Individually, these may seem manageable, but over time they combine to create a model that is harder to control. Asset performance and reliability declines as planned maintenance is leaner; compliance tasks become the main focus – rather than the sustainability of the estate – and internal teams are pulled into managing issues rather than improving performance. Costs, while initially lower, become less predictable.
This is where a longer-term view of delivery becomes important. Many of these challenges are made harder when services are managed in isolation, with multiple providers, different standards and limited shared visibility.
An integrated FM model brings services together under a single approach, creating clearer accountability, reducing duplication and enabling a consistent, coordinated approach of responding to issues, as well as managing client asset risks appropriately.
Over time, that consistency also drives efficiency – issues are identified earlier, work is planned more effectively, and knowledge is shared across service lines. It becomes easier to manage performance across the whole estate, rather than viewing each service in isolation.

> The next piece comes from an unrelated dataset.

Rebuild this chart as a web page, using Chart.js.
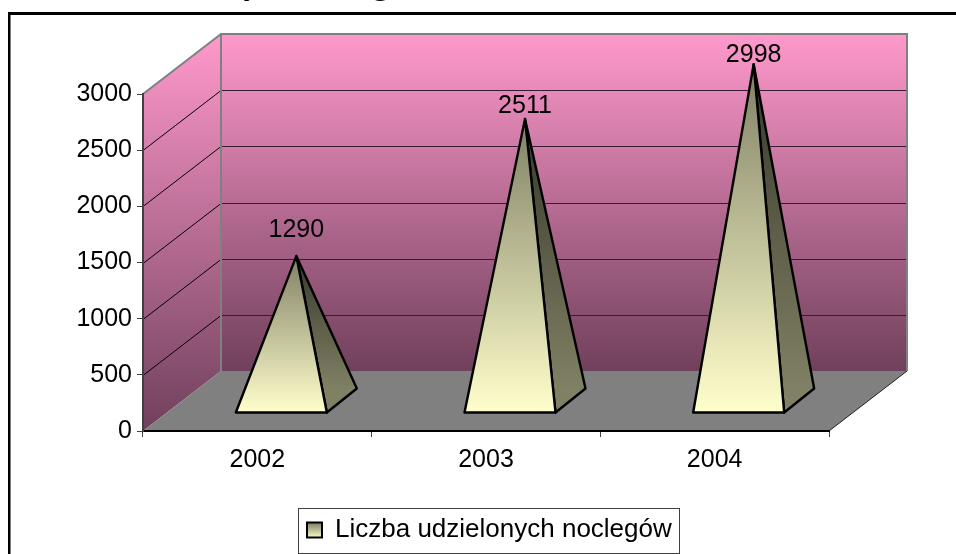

A longer-term approach also depends on people. It requires consistent engineering coverage, clear accountability for delivery and continued investment in people and skills. When teams are supported to build capability over-time, they develop a deeper understanding of the estate they are working on.
That familiarity matters, engineers who know a site, its assets and its history are better placed to identify patterns, prevent issues and respond more effectively when something does go wrong. It also creates stronger relationships, where there is a shared focus on maintaining standards and improving performance.
This matters more now than ever. Estates are becoming more complex, expectations around compliance and performance are increasing, and the demand for skilled engineers continues to outpace supply. In that environment, short-term models can struggle to keep up.
A longer-term, integrated approach provides greater control. It supports more consistent delivery, more predictable performance and a clearer view of what is happening across the estate.
The decision is not simply what a contract costs at the point of award. It is how short-term decisions will shape performance over the life of the contract.